Notice how the eyebrows meet in the middle? A dead giveaway of lycanthropy. This dude is far creepier in his human form, and I love how the teenage girl never lets him get the upper hand, but rather becomes his consort. All-in-all, a beautiful film despite some very dated special effects.


Oh shit, did I just dis Jack? While I've always dug his werewolf movie, it's just a tad understated for my taste. It's good - I like it, and it would definitely make my top twelve, but I'm just not blown away by its werewolf design. Hate me if you will.

Teen Wolf

This movie gets a pass purely for nostalgia's sake. And Michael J. Fox has always been one of my favorites.
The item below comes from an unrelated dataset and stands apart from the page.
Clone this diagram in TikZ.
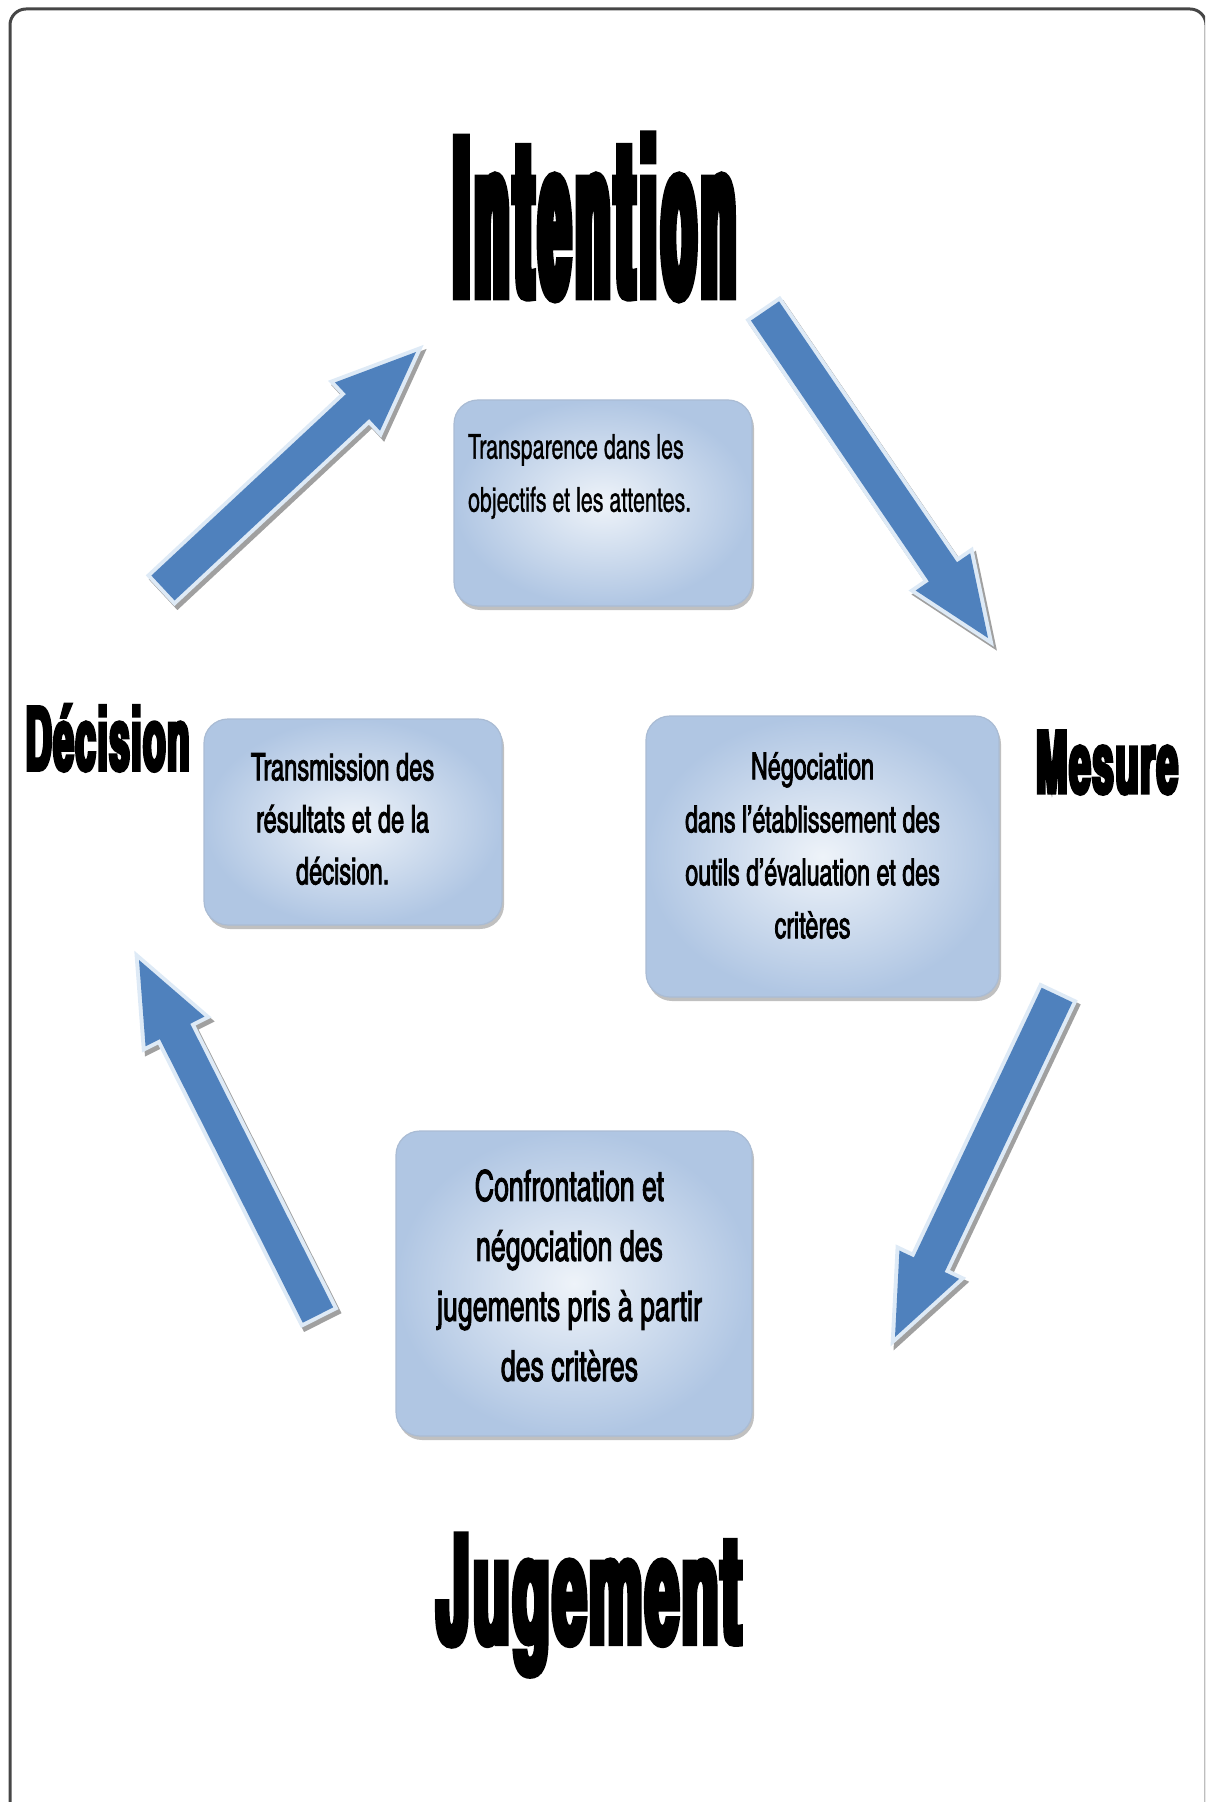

I was raised on this shit, and I'm not turning my back on it now. But seriously, did a werewolf ever look more like a little hairy old man? Even as a kid I thought this werewolf looked dumb. But nilla could play some basketball. Now, don't even get me started on Teen Wolf Too. Jason Bateman's cool, but it was exactly the same movie with boxing rather than basketball. As much as I loved the original as a kid, I think I only sat through the sequel once. And I won't be revisiting that one.

So there you have it. My overblown self-important declaration of the greatest movie werewolves. What did I miss? Any Paul Naschy fans care to lambaste me? Oliver Reid? I still haven't seen Curse of the Werewolf. Anyway, I leave it to you, readers, to tell me how I did. Who's your favorite lycanthrope?


  1. Nice wolf list! Werewolves have always been one of my top fav monsters.

  2. Nice list, but I think Dog Soldiers should be number one......they are BAD ASS!!!

  3. Sarah,

    Yes, they really are all-caps BAD ASS.

    Since making the list, I also picked up a copy of Stephen King's Silver Bullet. That too had a pretty bad ass werewolf, and I might have had to bump something in its favor. My only complaint is that the bad ass werewolf is completely outshined by an even bad-asser Gary Busey. Wait, that's not a complaint.